Another significant guiding principle of my work is to seek to address the real issues and problems that affect the day-to-day life of South African Jews. The best example of this is the CAP initiative, which has consumed a great deal of my time and energy over the last five years. Violent crime is the major threat to the quality of life and very future existence of our community. Rabbinic leadership is about implementing Torah principles such as pikuach nefesh (saving life) and protecting people from trauma and pain, and it is about leading and caring for our community.
Another major issue that affects our community is the damaging impact of the forces of anti-Zionism and anti-Semitism that seek to harm us all, and so as the above report indicates I have also invested time and energy in the public defence of the reputation of the State of Israel. The political and social environment of South Africa is another major issue which affects us every day.

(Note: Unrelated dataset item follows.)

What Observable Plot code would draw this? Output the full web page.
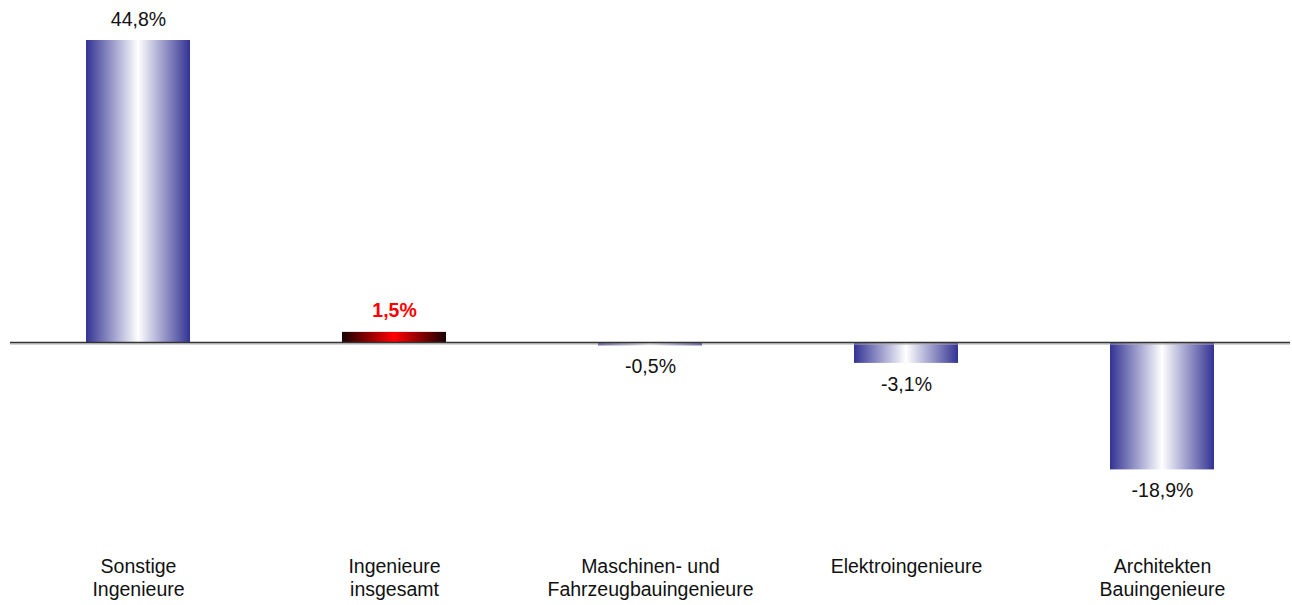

The Bill of Responsibilities is a project which seeks to make a contribution to moral regeneration in South Africa and also serves as an example of how Torah values can be implemented and have a dramatic relevance to modern life.
These guiding principles are linked to an overarching philosophy and belief that the Torah, in general and Rabbinic leadership in particular, are focused on every dimension of human security and that Hashem gave us His Torah to guide us in every aspect of our lives for all times and for all places.
I would like to thank the UOS for the honour and privilege of serving as Chief Rabbi and look forward, please G-d, to continuing to serve our special South African Jewish community with my best efforts.